Eine Pazifistin, Putin-Versteherin und EU-Skeptikerin schickt sich an, in den irischen Präsidentenpalast Áras an Uachtaráin einzuziehen. Allen Meinungsumfragen für den Urnengang am Freitag zufolge liegt die von mehreren Parteien links der Mitte unterstützte unabhängige Abgeordnete Catherine Connolly mit riesigem Vorsprung vor ihrer Konkurrentin Heather Humphrys von der regierenden konservativen Fine Gael (FG). „Wir sind uns zum ersten Mal einig“, sagt die 68-Jährige mit Blick auf ihr Bündnis. Zwar wählt das Volk die erste Person des Landes direkt, die Kompetenzen des Amts aber sind eng umgrenzt.
Erst vor knapp einem Jahr wurde die Mitte-rechts-Koalition der wirtschaftsliberalen Fianna Fáil (FF) von Premierminister Michéal Martin und der FG im Amt bestätigt. Die frühere Psychologin und Gerichtsanwältin Connolly engagierte sich zunächst in der kleinen Labour-Party, bewarb sich aber als Unabhängige um ein Parlamentsmandat und hatte 2016 in ihrem westirischen Heimatwahlkreis Galway Erfolg. Im Dubliner Parlament Dáil arbeitete sie mit Trotzkisten und anderen Linksaußen zusammen.
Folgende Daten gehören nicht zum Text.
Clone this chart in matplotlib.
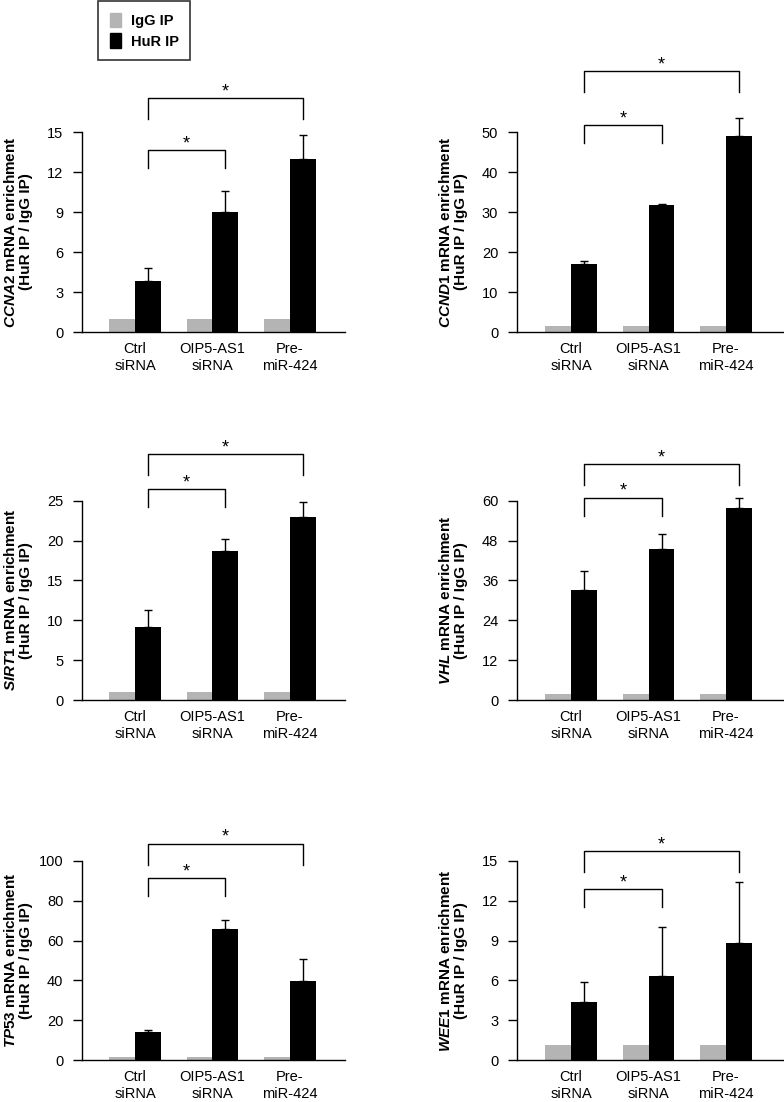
import matplotlib
matplotlib.use('Agg')
import matplotlib.pyplot as plt
import matplotlib.transforms as mtransforms
from matplotlib.patches import Patch
import numpy as np

plt.rcParams['font.family'] = ['Liberation Sans', 'DejaVu Sans']
plt.rcParams['mathtext.fontset'] = 'custom'
plt.rcParams['mathtext.it'] = 'Liberation Sans:italic:bold'
plt.rcParams['mathtext.rm'] = 'Liberation Sans:bold'
plt.rcParams['mathtext.bf'] = 'Liberation Sans:bold'

# data
genes = ['CCNA2', 'CCND1', 'SIRT1', 'VHL', 'TP53', 'WEE1']
conditions = ['Ctrl\nsiRNA', 'OIP5-AS1\nsiRNA', 'Pre-\nmiR-424']
igg_ccna2 = [1.0, 1.0, 1.0]
igg_ccnd1 = [1.5, 1.5, 1.5]
igg_sirt1 = [1.0, 1.0, 1.0]
igg_vhl = [1.7, 1.7, 1.7]
igg_tp53 = [1.3, 1.3, 1.3]
igg_wee1 = [1.15, 1.15, 1.15]
hur_ccna2 = [3.8, 9.0, 13.0]
hur_ccnd1 = [17.1, 31.7, 49.0]
hur_sirt1 = [9.2, 18.7, 23.0]
hur_vhl = [33.1, 45.5, 57.7]
hur_tp53 = [14.0, 65.9, 39.8]
hur_wee1 = [4.4, 6.35, 8.8]
err_ccna2 = [1.0, 1.6, 1.8]
err_ccnd1 = [0.6, 0.3, 4.4]
err_sirt1 = [2.1, 1.5, 1.8]
err_vhl = [5.7, 4.5, 3.0]
err_tp53 = [1.1, 4.7, 11.0]
err_wee1 = [1.5, 3.65, 4.6]
ymax = [15, 50, 25, 60, 100, 15]
ystep = [3, 10, 5, 12, 20, 3]

igg = [igg_ccna2, igg_ccnd1, igg_sirt1, igg_vhl, igg_tp53, igg_wee1]
hur = [hur_ccna2, hur_ccnd1, hur_sirt1, hur_vhl, hur_tp53, hur_wee1]
err = [err_ccna2, err_ccnd1, err_sirt1, err_vhl, err_tp53, err_wee1]

# bracket heights (axes fraction) for the two comparisons
brackets = [(0.91, 1.17), (1.035, 1.305), (1.057, 1.233),
            (1.015, 1.183), (0.913, 1.087), (0.858, 1.048)]

W, H = 784, 1102
fig = plt.figure(figsize=(W / 100, H / 100), dpi=100)

cols = [(82, 263, (-0.684, 2.71)), (517, 266, (-0.697, 2.735))]
rows = [(332, 132), (700, 500.7), (1060, 861)]
gray = '#b4b4b4'
w = 0.335
x = np.arange(3)

for i, gene in enumerate(genes):
    x0, wpx, xl = cols[i % 2]
    bot, top = rows[i // 2]
    ax = fig.add_axes([x0 / W, 1 - bot / H, wpx / W, (bot - top) / H])
    ax.bar(x - w / 2, igg[i], w, color=gray)
    ax.bar(x + w / 2, hur[i], w, color='black')
    eb = ax.errorbar(x + w / 2, hur[i], yerr=[[0, 0, 0], err[i]], fmt='none',
                     ecolor='black', elinewidth=1.0, capsize=2.9, capthick=1.0)
    for art in eb.get_children():
        art.set_clip_on(False)
    ax.set_xlim(xl)
    ax.set_ylim(0, ymax[i])
    ax.set_yticks(np.arange(0, ymax[i] + 1, ystep[i]))
    ax.set_xticks(x)
    ax.set_xticklabels(conditions, fontsize=10.5, linespacing=1.3)
    ax.tick_params(axis='x', length=0, pad=7)
    ax.tick_params(axis='y', length=6.5, width=1.0, pad=7, labelsize=10.5)
    for s in ['top', 'right']:
        ax.spines[s].set_visible(False)
    for s in ['left', 'bottom']:
        ax.spines[s].set_linewidth(1.0)
    ax.set_ylabel('$\\mathit{' + gene + '}$ mRNA enrichment\n(HuR IP / IgG IP)',
                  fontsize=11, fontweight='bold', linespacing=1.05)
    ax.yaxis.set_label_coords(-49 / wpx, 0.5)

    trans = mtransforms.blended_transform_factory(ax.transData, ax.transAxes)
    for k, (target, leg) in enumerate([(1, 0.09), (2, 0.105)]):
        yt = brackets[i][k]
        xa, xb = x[0] + w / 2, x[target] + w / 2
        ax.plot([xa, xa, xb, xb], [yt - leg, yt, yt, yt - leg], color='black',
                lw=1.0, transform=trans, clip_on=False)
        ax.annotate('*', xy=((xa + xb) / 2, yt), xycoords=trans,
                    xytext=(0, 4.5), textcoords='offset points',
                    ha='center', va='center', fontsize=13,
                    annotation_clip=False)

handles = [Patch(color=gray, label='IgG IP'), Patch(color='black', label='HuR IP')]
leg = fig.legend(handles=handles, loc='upper left',
                 bbox_to_anchor=(98 / W, 1 - 1 / H), borderaxespad=0,
                 prop={'weight': 'bold', 'size': 10.5},
                 handlelength=0.75, handleheight=1.17, handletextpad=0.69,
                 labelspacing=0.38, borderpad=0.8, fancybox=False)
leg.get_frame().set_edgecolor('black')
leg.get_frame().set_linewidth(1.2)

fig.savefig('out.png', dpi=100)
Gemeinsam reisten diese 2018 ins Syrien des mittlerweile gestürzten Diktators Baschar Assad. 2023 machte Connolly mit Russland-Unterstützern gemeinsame Sache.
Den USA, Frankreich und Deutschland, also Irlands wichtigsten Verbündeten, sei „nicht zu trauen“, findet Connolly mit Blick auf den „militärisch-industriellen Komplex“. Die deutsche Aufrüstung nach Russlands Überfall auf die Ukraine verglich sie sogar mit jener Hitlers in den 1930er Jahren. An der EU kritisiert sie deren „zunehmende Militarisierung“, gab sich aber zunächst als Unterstützerin – wohl eingedenk der Umfragen, wonach 82 Prozent der Menschen in Irland die EU gut finden. Später musste sie einräumen: Bei sämtlichen Referenda, die auf eine stärkere Integration des Brüsseler Clubs abzielten, hat sie mit Nein gestimmt. Doch weder ihre Europa-Schwindeleien noch ihre anwaltliche Tätigkeit für die hochumstrittenen irischen Banken aber scheinen die Popularität der Altlinken ankratzen zu können.
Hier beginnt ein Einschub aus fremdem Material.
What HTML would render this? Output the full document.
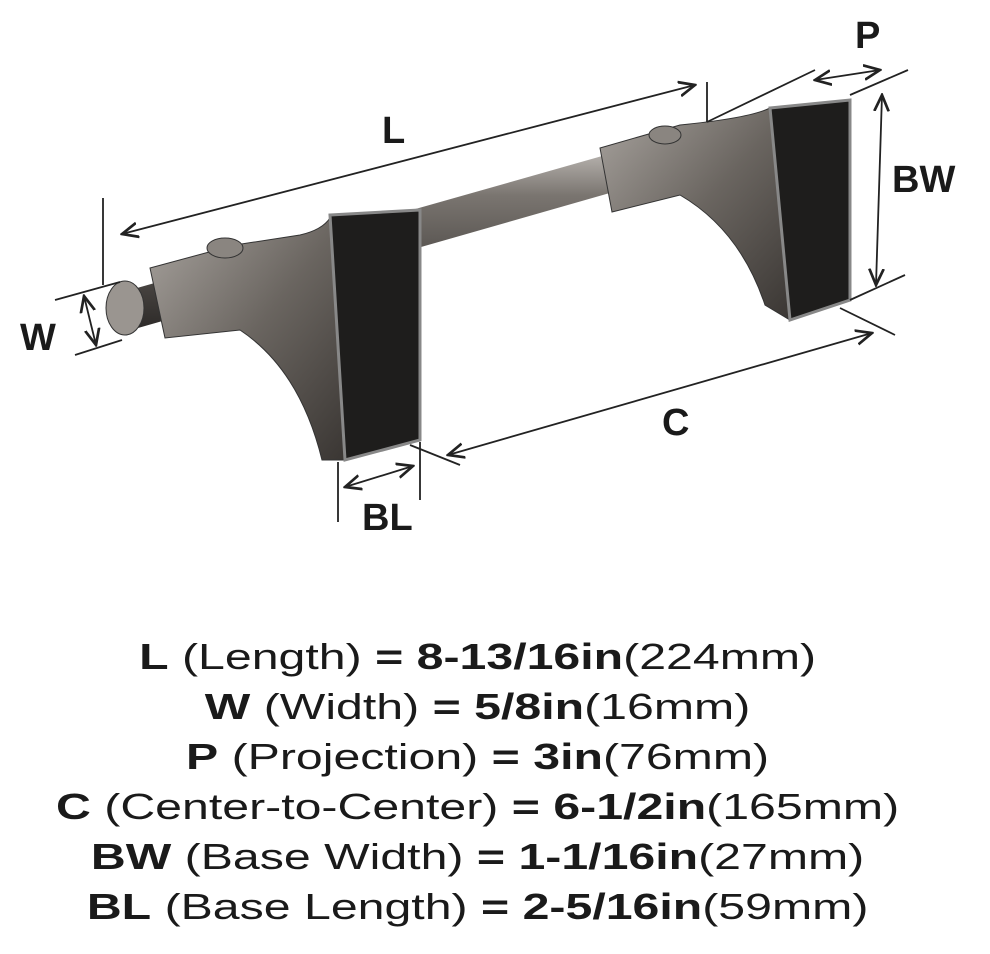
<!DOCTYPE html>
<html><head><meta charset="utf-8"><style>
body{margin:0;background:#fff;width:990px;height:954px;overflow:hidden}
.t{position:absolute;left:0;width:956px;text-align:center;font-family:"Liberation Sans",sans-serif;font-size:36px;color:#1a1a1a;line-height:50px}
.t span{display:inline-block;transform:scaleX(1.34)}
b{font-weight:bold}
</style></head><body>
<svg width="990" height="600" style="position:absolute;left:0;top:0">
<defs>
<linearGradient id="rod" x1="0" y1="0" x2="0" y2="1"><stop offset="0" stop-color="#e0dcd8"/><stop offset="0.35" stop-color="#7a7570"/><stop offset="1" stop-color="#2e2b29"/></linearGradient>
<linearGradient id="met" x1="0" y1="0" x2="1" y2="1"><stop offset="0" stop-color="#a8a39e"/><stop offset="0.5" stop-color="#6a6560"/><stop offset="1" stop-color="#3a3633"/></linearGradient>
<marker id="a" markerWidth="10" markerHeight="10" refX="9" refY="5" orient="auto-start-reverse"><path d="M0,1 L9,5 L0,9" fill="none" stroke="#222" stroke-width="1.5"/></marker>
</defs>
<polygon points="130,290 715,124 725,160 138,328" fill="url(#rod)"/>
<ellipse cx="125" cy="308" rx="19" ry="27" fill="#9a9590" stroke="#333"/>
<path d="M150,268 L235,245 L300,235 Q322,230 330,218 L345,460 L322,460 Q300,370 240,330 L165,338 Z" fill="url(#met)" stroke="#333"/>
<ellipse cx="225" cy="248" rx="18" ry="10" fill="#8a8580" stroke="#333"/>
<polygon points="330,215 420,210 420,440 345,460" fill="#1e1d1c" stroke="#888" stroke-width="3"/>
<path d="M600,148 L680,125 Q750,118 770,108 L790,320 L765,305 Q740,230 680,195 L612,212 Z" fill="url(#met)" stroke="#333"/>
<ellipse cx="665" cy="135" rx="16" ry="9" fill="#8a8580" stroke="#333"/>
<polygon points="770,108 850,100 850,300 790,320" fill="#1e1d1c" stroke="#888" stroke-width="3"/>
<g stroke="#222" stroke-width="1.8" fill="none">
<line x1="122" y1="234" x2="695" y2="85" marker-start="url(#a)" marker-end="url(#a)"/>
<line x1="103" y1="198" x2="103" y2="285"/>
<line x1="707" y1="82" x2="707" y2="122"/>
<line x1="707" y1="122" x2="815" y2="70"/>
<line x1="55" y1="300" x2="120" y2="282"/><line x1="75" y1="355" x2="122" y2="340"/>
<line x1="84" y1="296" x2="96" y2="345" marker-start="url(#a)" marker-end="url(#a)"/>
<line x1="815" y1="80" x2="880" y2="70" marker-start="url(#a)" marker-end="url(#a)"/>
<line x1="850" y1="95" x2="908" y2="70"/><line x1="850" y1="300" x2="905" y2="275"/>
<line x1="882" y1="95" x2="876" y2="285" marker-start="url(#a)" marker-end="url(#a)"/>
<line x1="840" y1="308" x2="895" y2="335"/>
<line x1="448" y1="455" x2="872" y2="333" marker-start="url(#a)" marker-end="url(#a)"/>
<line x1="410" y1="445" x2="460" y2="465"/>
<line x1="338" y1="462" x2="338" y2="522"/><line x1="420" y1="442" x2="420" y2="500"/>
<line x1="345" y1="487" x2="413" y2="466" marker-start="url(#a)" marker-end="url(#a)"/>
</g>
<g font-family="Liberation Sans,sans-serif" font-size="38" fill="#1a1a1a" font-weight="bold">
<text x="382" y="143">L</text><text x="20" y="350">W</text><text x="855" y="48">P</text>
<text x="892" y="192">BW</text><text x="662" y="435">C</text><text x="362" y="530">BL</text>
</g>
</svg>
<div class="t" style="top:632px"><span><b>L</b> (Length) <b>= 8-13/16in</b>(224mm)</span></div>
<div class="t" style="top:682px"><span><b>W</b> (Width) <b>= 5/8in</b>(16mm)</span></div>
<div class="t" style="top:732px"><span><b>P</b> (Projection) <b>= 3in</b>(76mm)</span></div>
<div class="t" style="top:782px"><span><b>C</b> (Center-to-Center) <b>= 6-1/2in</b>(165mm)</span></div>
<div class="t" style="top:832px"><span><b>BW</b> (Base Width) <b>= 1-1/16in</b>(27mm)</span></div>
<div class="t" style="top:882px"><span><b>BL</b> (Base Length) <b>= 2-5/16in</b>(59mm)</span></div>
</body></html>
Im Wahlkampf punktet Connolly mit sanfter Stimme und der melodischen Sprachmelodie ihrer westirischen Heimat Galway. Sie lässt keine Gelegenheit aus, um den „Genozid Israels an den Palästinensern“ anzuprangern, womit sie sich im irischen Mainstream befindet.
Die Regierungsparteien konnten sich nicht auf eine Person einigen, die sie für die Wahl aufstellen wollen. Die seit knapp 15 Jahren regierende FG entschied sich für die langjährige Ministerin Humphrys. Zwar war die 65-Jährige im vergangenen Jahr aus Regierung und Parlament ausgeschieden; das schützt sie aber nicht davor, dass ihr die Wähler:innen die schwerwiegenden Probleme des Landes zur Last legen. Dazu zählen die permanente Wohnungsnot und das knirschende Gesundheitssystem.
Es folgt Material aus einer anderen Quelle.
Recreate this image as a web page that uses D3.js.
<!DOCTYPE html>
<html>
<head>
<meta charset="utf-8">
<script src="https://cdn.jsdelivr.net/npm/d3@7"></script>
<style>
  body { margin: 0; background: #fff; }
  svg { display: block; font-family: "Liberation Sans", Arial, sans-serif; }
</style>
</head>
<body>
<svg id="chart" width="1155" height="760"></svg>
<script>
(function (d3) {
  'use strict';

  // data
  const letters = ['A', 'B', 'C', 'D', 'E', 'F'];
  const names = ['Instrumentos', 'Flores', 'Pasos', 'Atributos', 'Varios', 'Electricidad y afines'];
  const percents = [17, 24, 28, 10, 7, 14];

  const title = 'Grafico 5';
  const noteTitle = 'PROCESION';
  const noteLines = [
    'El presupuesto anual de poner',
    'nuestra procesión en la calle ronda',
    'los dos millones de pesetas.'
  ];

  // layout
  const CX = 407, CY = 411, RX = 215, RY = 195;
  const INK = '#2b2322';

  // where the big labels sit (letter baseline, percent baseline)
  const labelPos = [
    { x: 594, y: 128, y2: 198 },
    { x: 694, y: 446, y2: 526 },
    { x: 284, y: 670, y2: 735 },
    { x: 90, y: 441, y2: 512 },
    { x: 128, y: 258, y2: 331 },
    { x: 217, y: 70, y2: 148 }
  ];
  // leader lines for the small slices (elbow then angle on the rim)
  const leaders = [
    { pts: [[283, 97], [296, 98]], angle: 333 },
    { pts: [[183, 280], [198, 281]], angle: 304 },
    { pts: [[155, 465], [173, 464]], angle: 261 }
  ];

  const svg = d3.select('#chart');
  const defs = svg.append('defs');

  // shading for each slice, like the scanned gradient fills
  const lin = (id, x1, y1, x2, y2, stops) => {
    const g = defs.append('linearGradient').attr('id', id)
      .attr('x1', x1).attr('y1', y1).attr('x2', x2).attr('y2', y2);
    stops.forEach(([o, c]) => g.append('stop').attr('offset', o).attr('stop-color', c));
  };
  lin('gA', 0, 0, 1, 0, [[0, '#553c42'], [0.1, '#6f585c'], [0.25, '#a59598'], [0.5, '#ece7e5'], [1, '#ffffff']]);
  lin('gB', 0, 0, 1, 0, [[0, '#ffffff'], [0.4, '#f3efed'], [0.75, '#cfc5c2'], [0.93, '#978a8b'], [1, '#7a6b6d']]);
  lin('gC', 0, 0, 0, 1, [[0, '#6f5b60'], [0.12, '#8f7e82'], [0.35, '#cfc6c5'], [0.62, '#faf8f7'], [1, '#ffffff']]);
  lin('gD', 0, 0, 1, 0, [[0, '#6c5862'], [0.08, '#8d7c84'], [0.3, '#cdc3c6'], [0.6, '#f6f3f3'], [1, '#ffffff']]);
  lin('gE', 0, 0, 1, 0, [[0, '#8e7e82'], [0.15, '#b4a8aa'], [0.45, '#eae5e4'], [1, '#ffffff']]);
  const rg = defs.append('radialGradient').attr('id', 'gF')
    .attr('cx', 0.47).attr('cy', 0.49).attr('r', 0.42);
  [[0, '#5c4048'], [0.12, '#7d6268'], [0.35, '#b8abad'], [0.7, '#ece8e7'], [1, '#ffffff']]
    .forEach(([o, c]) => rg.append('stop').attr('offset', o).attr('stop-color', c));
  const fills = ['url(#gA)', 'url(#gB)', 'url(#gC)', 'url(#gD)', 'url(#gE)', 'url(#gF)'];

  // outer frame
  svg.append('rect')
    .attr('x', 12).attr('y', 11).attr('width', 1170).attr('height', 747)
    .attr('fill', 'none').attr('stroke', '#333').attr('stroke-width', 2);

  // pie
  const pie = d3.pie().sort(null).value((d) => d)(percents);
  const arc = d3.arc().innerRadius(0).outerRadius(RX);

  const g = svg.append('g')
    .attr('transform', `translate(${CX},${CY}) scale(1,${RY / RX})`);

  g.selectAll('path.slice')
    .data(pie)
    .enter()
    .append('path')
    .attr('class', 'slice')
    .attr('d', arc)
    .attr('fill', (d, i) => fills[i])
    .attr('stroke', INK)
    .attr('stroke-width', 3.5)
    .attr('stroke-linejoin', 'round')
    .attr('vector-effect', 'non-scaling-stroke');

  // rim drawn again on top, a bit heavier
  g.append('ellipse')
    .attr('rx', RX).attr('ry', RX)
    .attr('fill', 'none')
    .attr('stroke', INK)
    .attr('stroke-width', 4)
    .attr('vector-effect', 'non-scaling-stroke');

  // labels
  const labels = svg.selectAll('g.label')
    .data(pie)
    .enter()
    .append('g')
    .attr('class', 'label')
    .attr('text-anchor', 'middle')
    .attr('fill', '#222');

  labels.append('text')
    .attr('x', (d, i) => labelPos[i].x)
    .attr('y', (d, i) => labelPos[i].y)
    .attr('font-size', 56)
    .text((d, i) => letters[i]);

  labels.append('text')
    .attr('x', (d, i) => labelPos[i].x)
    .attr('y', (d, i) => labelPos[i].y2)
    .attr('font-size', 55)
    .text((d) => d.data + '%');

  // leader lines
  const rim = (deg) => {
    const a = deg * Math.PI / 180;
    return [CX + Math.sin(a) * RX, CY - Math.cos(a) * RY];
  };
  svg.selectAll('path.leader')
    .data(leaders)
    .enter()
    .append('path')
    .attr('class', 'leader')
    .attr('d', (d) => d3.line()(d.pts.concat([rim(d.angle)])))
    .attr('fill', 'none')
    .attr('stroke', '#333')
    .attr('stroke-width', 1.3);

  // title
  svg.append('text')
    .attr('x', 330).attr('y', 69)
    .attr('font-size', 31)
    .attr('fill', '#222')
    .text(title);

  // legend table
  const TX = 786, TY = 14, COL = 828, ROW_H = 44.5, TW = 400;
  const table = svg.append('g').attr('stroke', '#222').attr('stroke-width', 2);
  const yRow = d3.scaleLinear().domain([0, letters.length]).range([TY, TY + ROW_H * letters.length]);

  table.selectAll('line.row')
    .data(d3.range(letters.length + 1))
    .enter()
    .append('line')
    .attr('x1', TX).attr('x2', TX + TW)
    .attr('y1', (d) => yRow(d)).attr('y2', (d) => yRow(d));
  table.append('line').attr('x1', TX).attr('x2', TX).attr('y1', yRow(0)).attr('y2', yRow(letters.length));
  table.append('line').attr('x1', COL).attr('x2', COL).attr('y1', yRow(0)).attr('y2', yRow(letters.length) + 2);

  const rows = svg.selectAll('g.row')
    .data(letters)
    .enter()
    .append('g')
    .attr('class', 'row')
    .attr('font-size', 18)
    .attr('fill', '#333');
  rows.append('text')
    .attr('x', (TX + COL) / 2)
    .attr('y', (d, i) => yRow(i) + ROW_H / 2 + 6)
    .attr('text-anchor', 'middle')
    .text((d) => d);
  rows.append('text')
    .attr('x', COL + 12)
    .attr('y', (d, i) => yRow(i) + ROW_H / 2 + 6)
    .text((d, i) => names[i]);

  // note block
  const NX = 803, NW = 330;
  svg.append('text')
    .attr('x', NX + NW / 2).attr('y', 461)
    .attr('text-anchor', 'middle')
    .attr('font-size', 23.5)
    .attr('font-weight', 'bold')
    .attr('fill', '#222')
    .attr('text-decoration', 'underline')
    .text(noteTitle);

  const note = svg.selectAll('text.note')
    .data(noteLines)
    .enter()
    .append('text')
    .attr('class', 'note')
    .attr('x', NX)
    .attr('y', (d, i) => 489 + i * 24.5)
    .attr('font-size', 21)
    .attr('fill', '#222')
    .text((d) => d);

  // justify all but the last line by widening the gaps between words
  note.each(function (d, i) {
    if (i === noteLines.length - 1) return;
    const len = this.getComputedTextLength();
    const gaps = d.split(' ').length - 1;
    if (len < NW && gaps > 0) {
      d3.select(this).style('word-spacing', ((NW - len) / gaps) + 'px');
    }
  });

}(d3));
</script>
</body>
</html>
Zudem fiel der begeisterten Hobbypianistin ein nicht erfüllter Vorsatz zur Last. Anderthalb Jahre lang war sie Kulturministerin und damit für die gälische Sprache und Kultur zuständig. Brav gelobte die aus dem Grenzgebiet zu Nordirland stammende Protestantin, sie werde die alte Sprache lernen. Von wegen: Anders als ihre fließend Gälisch sprechende Konkurrentin kommt Humphrys über armseliges Gestammel nicht hinaus. Weil die alte Sprache gerade nicht zuletzt bei jungen Leuten eine Renaissance erlebt, wiegt diese Blamage schwer.
Dagegen kündigte Connolly an, ein Referendum zur Vereinigung der Republik mit dem britischen Nordosten zu unterstützen. Damit trägt sie der Unterstützung durch die linke Republikaner-Partei Sinn Féin Rechnung, die ihr eine gut geölte Parteiorganisation zur Seite stellte.
Indessen erschüttern immer wieder rassistische Krawalle das Land. Erst am Dienstagabend gab es vor einer Unterkunft für Asylsuchende in Dublin gewaltsame Ausschreitungen. Polizeikräfte seien aus einer 2000 Menschen großen Menge etwa mit Glasflaschen und Ziegelsteinen angegriffen und ein Polizeifahrzeug in Brand gesetzt worden, so die irische Polizei Gardaí. Ob sich in dem als Unterkunft genutzten Hotel, aktuell Schutzsuchende aufhielten, war zunächst unklar. Sechs Menschen wurden laut Medienberichten festgenommen. Regierungschef Martin verurteilte die Angriffe auf die Beamten aufs Schärfste.